Almost none of these were filmed entirely in Colorado, but they certainly display the range of scenery the state has to offer.

Many outsiders associate Colorado with mountains and skiing, which some of these films, like “Dumb and Dumber,” took advantage of. Others, however, have recognized that we have sweeping plains as well as desert and canyon scenery. There are not many states that can offer such a wide variety of terrain in such a short expanse, so it is no wonder Hollywood has begun to show interest.

As reported by Collegian Film Beat Writer Morgan Smith, Quentin Tarantino will be shooting his next film, “The Hateful Eight,” in and around Telluride. This is partly due to the aesthetics, but has a great deal to do with the $5 million incentive given to the filmmakers by the state. The Colorado Film Commission offers a 20 percent rebate of production costs as well as loan programs for additional help covering costs.

Hopefully Tarantino’s decision to film in Colorado will inspire others to follow suit. It could be a great source of revenue for both the state and whichever town is used in production, and could help boost tourism.

Filming is not the only aspect of movie culture in Colorado, though. Film festivals across the state are luring in cinephiles to view popular independent releases, as well as recent works from local filmmakers. Most notably, Starz hosts a film festival in Denver, which brought Oscar films such as “Foxcatcher and “Wild” to the city weeks or even months before their limited releases.
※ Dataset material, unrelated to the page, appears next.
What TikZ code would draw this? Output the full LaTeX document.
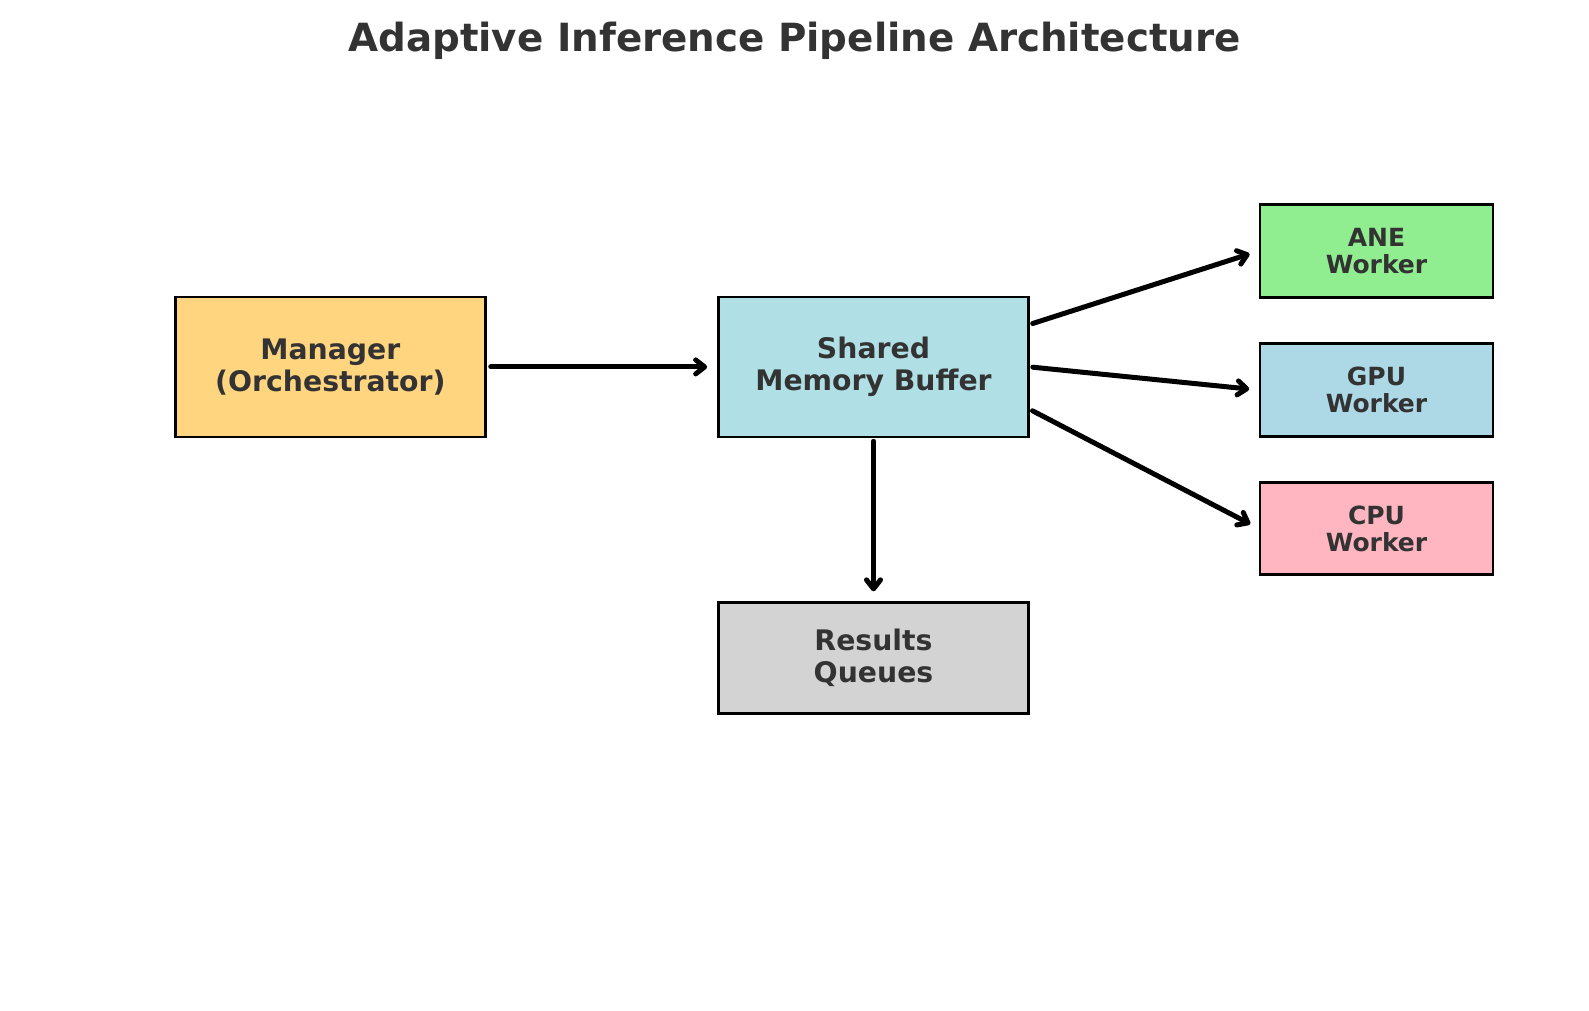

This April the Stanley Film Festival will take place in Estes Park, and it will feature independent horror films.

Film in Colorado has a long way to go before it becomes a substantial industry in the state, but it seems as though the film industry is outgrowing its roots in Hollywood.

While it seems that Los Angeles will remain the film and television hub for many years to come, perhaps Colorado can entice filmmakers who are looking elsewhere for shooting locales and film culture.